Like the sugary coating of a bitter pill, nice-sounding words often cover bad ideas that people are encouraged to swallow.
If passed, Bill C-22 will enable government officials to “assist” Canada’s intelligence agency (Canadian Security Intelligence Service) in the “performance of its duties and functions.” The surveillance state ensures that police and other government officials obtain “basic information” about citizens quickly and easily, without those pesky privacy rights and annoying constitutional freedoms interfering with the noble mission of catching criminals and other enemies of the state.
In addition to “modernizing” various federal laws, Bill C-22 also enacts a brand new Supporting Authorized Access to Information Act. This new law will force electronic service providers to give the government quick and easy access to the personal and private information of Canadians. The government describes this new act as establishing a “framework” for “ensuring” that electronic service providers, including (but certainly not limited to!) companies like Bell, Rogers, and Telus, “facilitate” access to information by “authorized persons.” Don’t worry: only an “authorized” person will be able to demand private and confidential information from internet service providers.
Prof. Geist describes this as “one of the most privacy invasive tools a government can deploy,” and argues that Bill C-22 would result in “the blanket retention of metadata about the communications of every Canadian who uses a service provided by a core provider, with no regard for wrongdoing.”
Germany, the United States, and other countries have rejected the mandatory retention of metadata. Instead, these countries have laws which empower police, in the context of a specific investigation based on probable grounds of criminal wrongdoing, to demand the preservation of existing data, in respect of only the person(s) under investigation.
If passed in its current form, Bill C-22 would shift the relationship between Canadians and their communications providers, who would be required to retain data about everyone, rather than preserving data about specific individuals who are criminal suspects.
If Bill C-22 passes, then the government will effectively require Bell, Rogers, and Telus to, for an entire year, keep records of every time you use your phone and where you use it. In effect, “authorities” would always have access to your whereabouts. How creepy is that? This violates our Charter-protected reasonable expectation that our movements in time and space, and the details of whom we speak with and when, are private. Our Charter rights and freedoms include an expectation that this confidential information will not be preserved at the government’s behest and stored for lengthy periods of time.
Significantly, Bill C-22 does not include provisions to involve the Privacy Commissioner of Canada in providing oversight. This speaks volumes about the bill.
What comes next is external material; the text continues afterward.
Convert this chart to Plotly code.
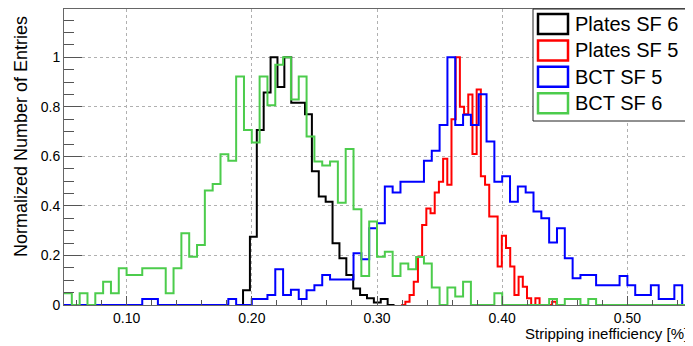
import numpy as np
import plotly.graph_objects as go

# x axis: stripping inefficiency [%], y: normalized entries
# each histogram: first bin low edge, bin width, normalized bin contents
plates_sf6_start = 0.1875
plates_sf6_width = 0.0055
plates_sf6 = [0, 0.06, 0.276, 0.707, 0.858, 1.0, 0.88, 1.0, 0.817, 0.817, 0.77,
              0.54, 0.438, 0.417, 0.249, 0.189, 0.121, 0.067, 0.04, 0.027, 0.01,
              0.024, 0]

plates_sf5_start = 0.3193
plates_sf5_width = 0.00335
plates_sf5 = [0, 0.013, 0.04, 0.094, 0.195, 0.323, 0.39, 0.37, 0.454, 0.498,
              0.59, 0.485, 0.75, 1.0, 0.80, 0.77, 0.85, 0.61, 0.87, 0.52, 0.485,
              0.357, 0.357, 0.155, 0.28, 0.23, 0.155, 0.04, 0.114, 0.074, 0.027,
              0, 0.027, 0, 0, 0, 0.013, 0]

bct_start = 0.05
bct_width = 0.00625
bct_sf5 = [0, 0, 0, 0, 0, 0, 0, 0, 0, 0,
           0.024, 0.024, 0, 0, 0, 0, 0, 0, 0, 0,
           0, 0.024, 0, 0, 0.024, 0.024, 0.04, 0.144, 0.04, 0.062,
           0.024, 0.06, 0.08, 0.121, 0.103, 0.103, 0.103, 0.209, 0.185, 0.31,
           0.33, 0.478, 0.454, 0.498, 0.498, 0.498, 0.582, 0.623, 0.727, 1.0,
           0.727, 0.768, 0.727, 0.851, 0.66, 0.498, 0.52, 0.417, 0.478, 0.454,
           0.377, 0.35, 0.252, 0.31, 0.189, 0.108, 0.121, 0.121, 0.08, 0.08,
           0.08, 0.117, 0.08, 0.04, 0.04, 0.08, 0.024, 0.024, 0.08, 0]
bct_sf6 = [0.047, 0, 0.047, 0, 0.047, 0.094, 0.047, 0.148, 0.121, 0.121,
           0.148, 0.148, 0.148, 0.047, 0.148, 0.29, 0.195, 0.242, 0.462, 0.489,
           0.609, 0.582, 0.922, 0.707, 0.656, 0.922, 0.806, 0.97, 1.0, 0.83,
           0.922, 0.68, 0.579, 0.563, 0.579, 0.413, 0.63, 0.387, 0.117, 0.337,
           0.195, 0.215, 0.117, 0.168, 0.144, 0.194, 0.168, 0.071, 0, 0.071,
           0.034, 0.094, 0, 0, 0, 0.047, 0, 0, 0, 0,
           0, 0, 0.024, 0, 0.024, 0.024, 0, 0.024, 0, 0,
           0, 0, 0, 0, 0, 0, 0, 0, 0, 0]

series = [
    ("Plates SF 6", plates_sf6_start, plates_sf6_width, plates_sf6, "#000000"),
    ("Plates SF 5", plates_sf5_start, plates_sf5_width, plates_sf5, "#ff0000"),
    ("BCT SF 5", bct_start, bct_width, bct_sf5, "#0000ff"),
    ("BCT SF 6", bct_start, bct_width, bct_sf6, "#4ccc4c"),
]

# the page body has an 8px margin, so the figure is a bit smaller than the window
OFF = 8
W, H = 693 - OFF, 346 - OFF
L, R, T, B = 64 - OFF, 3, 9 - OFF, 41
FONT = "Liberation Sans, Arial, sans-serif"


def px(x, y):
    # window pixel position -> paper coords (for the hand-made legend box)
    return (x - OFF - L) / (W - L - R), (H - B - (y - OFF)) / (H - T - B)


fig = go.Figure()
for name, start, width, vals, color in series:
    edges = start + width * np.arange(len(vals) + 1)
    fig.add_trace(go.Scatter(
        x=edges, y=list(vals) + [vals[-1]], name=name, mode="lines",
        line=dict(color=color, width=2, shape="hv"), showlegend=False,
    ))

# ROOT style legend: hollow boxes + labels
x0, y0 = px(533, 9)
x1, y1 = px(690, 121)
fig.add_shape(type="rect", xref="paper", yref="paper", x0=x0, y0=y1, x1=x1, y1=y0,
              line=dict(color="#222", width=1), fillcolor="white", layer="above")
for i, (name, _, _, _, color) in enumerate(series):
    top = 14 + i * 26.4
    bx0, by0 = px(538, top)
    bx1, by1 = px(568, top + 20)
    fig.add_shape(type="rect", xref="paper", yref="paper", x0=bx0, y0=by1, x1=bx1, y1=by0,
                  line=dict(color=color, width=2.5), fillcolor="rgba(0,0,0,0)", layer="above")
    tx, ty = px(573, top + 10)
    fig.add_annotation(text=name, xref="paper", yref="paper", x=tx, y=ty,
                       xanchor="left", yanchor="middle", showarrow=False,
                       font=dict(family=FONT, size=20, color="black"))

# ROOT puts the axis titles at the far end of each axis
fig.add_annotation(text="Stripping inefficiency [%]", xref="paper", yref="paper",
                   x=px(690, 0)[0], y=px(0, 333)[1], xanchor="right", yanchor="middle",
                   showarrow=False, font=dict(family=FONT, size=15, color="black"))
fig.add_annotation(text="Normalized Number of Entries", xref="paper", yref="paper",
                   x=px(21, 0)[0], y=px(0, 137)[1], xanchor="center", yanchor="middle",
                   textangle=-90, showarrow=False,
                   font=dict(family=FONT, size=18, color="black"))

fig.update_layout(
    width=W, height=H,
    margin=dict(l=L, r=R, t=T, b=B, autoexpand=False),
    paper_bgcolor="white", plot_bgcolor="white",
    font=dict(family=FONT, color="black"),
)
fig.update_xaxes(
    range=[0.05, 0.55], dtick=0.1, tick0=0.1, tickformat=".2f",
    ticks="inside", ticklen=9, tickcolor="#555", tickfont=dict(size=14),
    minor=dict(dtick=0.02, ticks="inside", ticklen=5, tickcolor="#555"),
    showgrid=True, gridcolor="#b0b0b0", griddash="dot", gridwidth=1,
    showline=True, linecolor="#666", linewidth=1, mirror=True, zeroline=False,
    automargin=False,
)
fig.update_yaxes(
    range=[0, 1.195], dtick=0.2, tick0=0,
    ticks="inside", ticklen=18, tickcolor="#555", tickfont=dict(size=14),
    minor=dict(dtick=0.05, ticks="inside", ticklen=10, tickcolor="#555"),
    showgrid=True, gridcolor="#b0b0b0", griddash="dot", gridwidth=1,
    showline=True, linecolor="#666", linewidth=1, mirror=True, zeroline=False,
    automargin=False,
)

fig.write_html("out.html")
Bill C-22 is a building block of the surveillance state, in which Canadians become the objects of government analysis, modelling, manipulation, and control. The bill would force electronic service providers like Rogers and Google to develop and install the capacity for extracting and organizing information for government or law enforcement review.
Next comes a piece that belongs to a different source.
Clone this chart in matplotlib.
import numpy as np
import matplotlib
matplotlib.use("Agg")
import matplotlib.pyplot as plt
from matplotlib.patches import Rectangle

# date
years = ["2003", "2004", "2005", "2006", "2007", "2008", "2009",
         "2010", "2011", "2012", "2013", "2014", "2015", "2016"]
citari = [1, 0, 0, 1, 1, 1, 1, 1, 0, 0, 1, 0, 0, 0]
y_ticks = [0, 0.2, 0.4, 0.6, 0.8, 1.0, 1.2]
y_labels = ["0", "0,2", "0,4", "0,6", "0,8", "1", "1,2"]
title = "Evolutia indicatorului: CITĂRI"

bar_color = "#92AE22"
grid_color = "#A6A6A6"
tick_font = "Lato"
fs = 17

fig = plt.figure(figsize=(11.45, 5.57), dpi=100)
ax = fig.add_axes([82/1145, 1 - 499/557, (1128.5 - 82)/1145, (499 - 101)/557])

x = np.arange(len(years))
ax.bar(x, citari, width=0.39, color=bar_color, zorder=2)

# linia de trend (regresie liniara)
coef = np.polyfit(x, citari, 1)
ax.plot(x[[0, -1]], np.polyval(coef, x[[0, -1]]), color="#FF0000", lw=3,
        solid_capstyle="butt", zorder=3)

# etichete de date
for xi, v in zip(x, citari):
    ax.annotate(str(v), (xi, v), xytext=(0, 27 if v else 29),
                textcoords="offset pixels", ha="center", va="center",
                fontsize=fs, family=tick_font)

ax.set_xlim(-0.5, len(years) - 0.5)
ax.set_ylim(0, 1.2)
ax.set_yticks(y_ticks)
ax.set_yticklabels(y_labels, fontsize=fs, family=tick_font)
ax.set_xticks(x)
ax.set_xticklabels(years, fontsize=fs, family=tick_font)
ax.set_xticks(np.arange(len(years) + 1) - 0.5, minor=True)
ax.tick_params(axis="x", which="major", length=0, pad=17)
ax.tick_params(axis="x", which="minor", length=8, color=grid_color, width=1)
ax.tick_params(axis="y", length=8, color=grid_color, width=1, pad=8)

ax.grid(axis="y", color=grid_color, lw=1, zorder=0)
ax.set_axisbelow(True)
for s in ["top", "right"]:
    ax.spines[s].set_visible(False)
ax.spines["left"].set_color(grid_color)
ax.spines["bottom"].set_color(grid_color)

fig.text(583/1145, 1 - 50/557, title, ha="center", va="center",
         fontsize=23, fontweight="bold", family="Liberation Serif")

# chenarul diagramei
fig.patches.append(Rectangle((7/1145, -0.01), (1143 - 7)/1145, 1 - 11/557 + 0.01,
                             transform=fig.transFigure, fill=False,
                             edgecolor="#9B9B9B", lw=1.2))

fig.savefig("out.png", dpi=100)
Surveillance abuses human dignity. Power corrupts, and absolute power corrupts absolutely. Why would governments, once empowered with massive quantities of private and personal information about Canadians, not abuse this power to control us?
Only four years ago, the federal government directed financial institutions to freeze the bank accounts of Canadians who had donated to a peaceful protest that was detested by the prime minister of the day. These Canadians had not been charged with any crime, had not committed any crime, and were provided no due process or opportunity to defend themselves against this harmful and abusive conduct.
Privacy is the shield of a free people. Bill C-22 would replace that shield with a looking glass.
The onus should be on the government to demonstrate with compelling evidence (and not merely to assert) that current laws are inadequate for fighting crime. When it comes to Bill C-22, the federal government has failed to justify its assault on our privacy.